Typically, a studio takes around 55 percent of the domestic ticket sales, with some pushing that up to 60 percent. For Star Wars: The Last Jedi, Disney took 65 percent, then they demanded a four week hold on each venue. Anyone who broke those rules faced financial penalties and risked losing the chance to distribute future Disney titles. Imagine you’re a two-screen independent cinema in a town of a few thousand people. In order to show the new Marvel movie, you have to commit to a certain number of screenings a day for a certain period of time. You’ll probably have to show it in the larger of your two screens, and you’ll never make a profit from it. Everyone in your town has already seen the film by the time you’re halfway through your contracted run, so the rest of the time you’re essentially running near empty screenings. As you can imagine, this gives Disney near unprecedented control over the box office, and people who want to oppose that have very few alternatives when Disney buys up the competition and are free to impose even stricter measures.

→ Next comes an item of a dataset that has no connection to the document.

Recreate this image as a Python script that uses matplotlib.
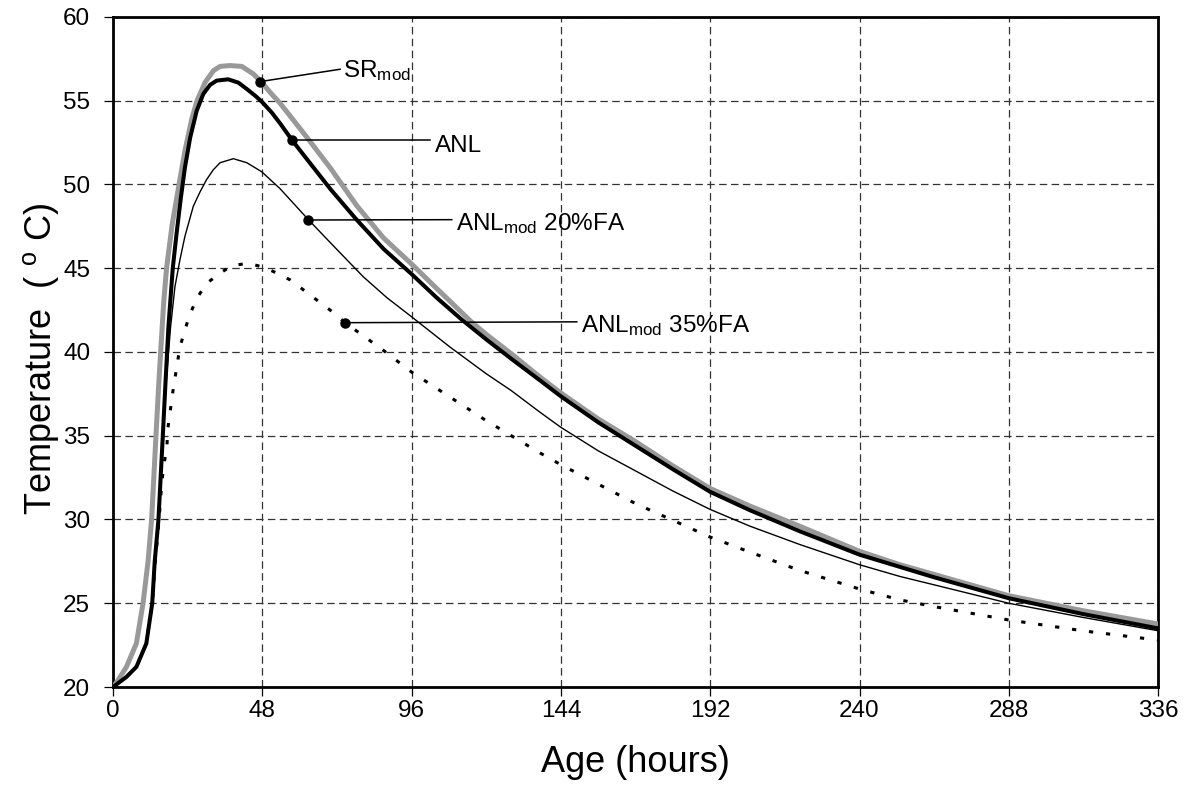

For people in my line of work, the acquisition feels especially insidious. Disney aren’t great when it comes to journalists, to put it mildly. In November 2017, they briefly banned the Los Angeles Times from attending press screenings of its films in retaliation for the paper’s reporting on Disney’s political influence in the city of Anaheim, where Disneyland wields immense power. They quickly reversed that decision but only after major protests and threats of boycott from other significant publications. One critic told Buzzfeed, ‘I’ve had Disney tell me they don’t want to invite me to a film because I didn’t like the last one. It really scares me to watch them get even more power.’ Another reason the decrease in competition has proven scary: For every critic or journalist who doesn’t want to play free PR to a powerful studio, their employment opportunities could dramatically decrease.
Barton Crockett, a media analyst at B. Riley FBR, said, ‘Disney is becoming the Wal-Mart of Hollywood: huge and dominant. That’s going to have a big influence up and down the supply chain.’ It makes you wonder if any of them watched their own movie, Wall-E, and thought Buy N Large was something to aspire to. Of course, Disney aren’t the only ones benefitting from this age of media consolidation. AT&T acquired Time Warner last year after overcoming an attempt by the Department of Justice to stop it. CBS and Viacom have toyed with re-merging over the past couple of years to keep up with the big boys. Currently, media analysts are predicting whether Apple will enter the acquisition game as it gears up its much-hyped streaming service. So many smaller networks and channels are sending their shows off to Netflix, giving the king of the streaming services further power.
It’s all too easy to imagine a world where all of our major entertainment, news and media providers are owned by even less than five companies. I’ve joked before that we’re heading towards a world where our only options will be Disney or Netflix but that future doesn’t feel all that fantastical. It’s not good for customers, it’s not good for art, it’s certainly not good for politics. Besides, it’s not as if you were ever going to see Deadpool in an Avengers movie anyway.